Management Buyout: Acquisition of a majority of or all of a company’s equity securities by existing management, typically with private equity financing.
Management Fee: Compensation for the management of the fund paid by the limited partners to the general partner (or a management company appointed by and typically affiliated to the general partner). Management fees range from 1% to 2.5% of aggregate committed capital while the fund is actively investing its capital. Fees are typically reduced once the investment period has ended, or when the manager forms a successor fund.
Minority Investment: The purchase of less than 50% of a company’s equity securities. The private investment fund manager may negotiate negative control provisions to control its exit from the investment or the company’s capital expenditures.
Net IRR: Annualized internal rate of return net of fees and the manager’s profits. Net IRR is used together with the TVPI multiple to assess the performance of a fund.
Opportunistic: An investment strategy that generally has traditional market exposure, but seeks to take advantage of a unique or transient opportunity that has arisen due to an unanticipated market disruption.
Preferred Return: The minimum return to limited partners before the general partner is entitled to its carried interest. Buyout and debt funds typically have a preferred return of 7% to 8%. Venture funds typically do not have a preferred return. The preferred return is typically vanishing (i.e., after the preferred return is paid, the GP will receive distributions of carried interest on all profits, as opposed to profits net of the preferred return).
Private Investment Fund: An investment vehicle exempt from certain securities laws and regulations and typically structured as a limited partnership. Limited partner interests are sold through private offerings to sophisticated, institutional and high-net-worth investors. Private investment funds include, among others, private equity funds (or buyout funds), venture capital funds, hedge funds, distressed debt funds, real estate funds and infrastructure funds.
Portfolio Company or Portfolio Investment: A company or investment held by a private investment fund.
Real Estate: An investment in buildings or land located throughout the US and the world.
Secondary Acquisition: The purchase of a security from a person other than the issuer or underwriter of such security. In the private investment fund context, secondary acquisitions involve the purchase of (i) limited partner interests from investors, or (ii) portfolio companies of private equity or venture capital funds (secondary direct acquisitions).
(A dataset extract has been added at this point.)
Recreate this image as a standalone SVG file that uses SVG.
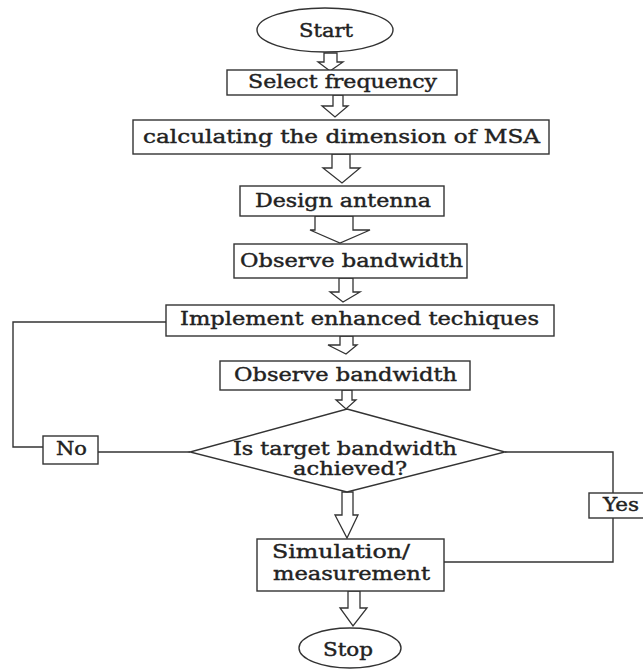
<svg xmlns="http://www.w3.org/2000/svg" width="643" height="670" viewBox="0 0 643 670">
<style>
.box{fill:#fff;stroke:#333;stroke-width:1.4}
.arr{fill:#fff;stroke:#333;stroke-width:1.3;stroke-linejoin:miter}
.ln{fill:none;stroke:#333;stroke-width:1.4}
text{font-family:"DejaVu Serif","Liberation Serif",serif;font-size:18px;fill:#222;stroke:#222;stroke-width:0.4;text-anchor:start}
</style>
<rect width="643" height="670" fill="#fff"/>
<g id="connectors">
<polygon class="arr" points="324,53 324,62 318,62 330,71 343,62 337,62 337,53"/>
<polygon class="arr" points="333,95 333,106 322,106 335,117 348,106 343,106 343,95"/>
<polygon class="arr" points="332,154 332,168 323,168 342,183 360,168 350,168 350,154"/>
<polygon class="arr" points="315,216 315,230 310,230 340,243 370,230 353,230 353,216"/>
<polygon class="arr" points="339,278 339,292 330,292 343,302 360,292 353,292 353,278"/>
<polygon class="arr" points="340,336 340,345 328,345 346,354 357,345 353,345 353,336"/>
<polygon class="arr" points="342,390 342,400 336,400 346,409 356,400 352,400 352,390"/>
<polygon class="arr" points="342,492 342,515 335,515 347,538 358,515 353,515 353,492"/>
<polygon class="arr" points="348,591 348,608 340,608 353,626 367,608 360,608 360,591"/>
<polyline class="ln" points="43,447 13,447 13,322 166,322"/>
<line class="ln" x1="98" y1="452" x2="190" y2="452"/>
<polyline class="ln" points="505,452 613,452 613,493"/>
<polyline class="ln" points="613,518 613,562 444,562"/>
</g>
<g id="start"><ellipse class="box" cx="325" cy="30" rx="68" ry="22"/><text x="299" y="37" textLength="54" lengthAdjust="spacingAndGlyphs">Start</text></g>
<g id="select"><rect class="box" x="227" y="70" width="230" height="25"/><text x="248" y="88" textLength="189" lengthAdjust="spacingAndGlyphs">Select frequency</text></g>
<g id="calc"><rect class="box" x="133" y="120" width="416" height="34"/><text x="143" y="143" textLength="397" lengthAdjust="spacingAndGlyphs">calculating the dimension of MSA</text></g>
<g id="design"><rect class="box" x="240" y="186" width="204" height="30"/><text x="255" y="207" textLength="176" lengthAdjust="spacingAndGlyphs">Design antenna</text></g>
<g id="observe1"><rect class="box" x="234" y="244" width="233" height="34"/><text x="240" y="267" textLength="223" lengthAdjust="spacingAndGlyphs">Observe bandwidth</text></g>
<g id="implement"><rect class="box" x="166" y="305" width="388" height="31"/><text x="180" y="325" textLength="359" lengthAdjust="spacingAndGlyphs">Implement enhanced techiques</text></g>
<g id="observe2"><rect class="box" x="220" y="361" width="250" height="29"/><text x="234" y="381" textLength="223" lengthAdjust="spacingAndGlyphs">Observe bandwidth</text></g>
<g id="decision"><polygon class="box" points="347,409 505,452 347,492 190,452"/><text x="233" y="455" textLength="224" lengthAdjust="spacingAndGlyphs">Is target bandwidth</text><text x="293" y="475" textLength="114" lengthAdjust="spacingAndGlyphs">achieved?</text></g>
<g id="no"><rect class="box" x="43" y="436" width="55" height="28"/><text x="56" y="455" textLength="31" lengthAdjust="spacingAndGlyphs">No</text></g>
<g id="yes"><rect class="box" x="589" y="493" width="60" height="25"/><text x="603" y="511" textLength="36" lengthAdjust="spacingAndGlyphs">Yes</text></g>
<g id="simulation"><rect class="box" x="257" y="539" width="187" height="52"/><text x="272" y="558" textLength="138" lengthAdjust="spacingAndGlyphs">Simulation/</text><text x="273" y="580" textLength="157" lengthAdjust="spacingAndGlyphs">measurement</text></g>
<g id="stop"><ellipse class="box" cx="350" cy="648" rx="51" ry="20"/><text x="323" y="656" textLength="50" lengthAdjust="spacingAndGlyphs">Stop</text></g>
</svg>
Seed Stage: A private company involved in the research and development of an initial business idea.
Term: The duration of the fund. Typically, the term is ten years plus up to three years of possible extensions.
Total Value: The value of total distributions to investors plus the fair value of the existing portfolio.
TVPI: Total value to paid-in capital ratio. A fund’s total value divided by invested capital.
Unfunded Commitment: An investor’s remaining (uncalled) capital commitment to the fund.
Venture Capital: Investment in the equity securities of a private company.
Vintage Year: The year that the fund started investing in portfolio companies.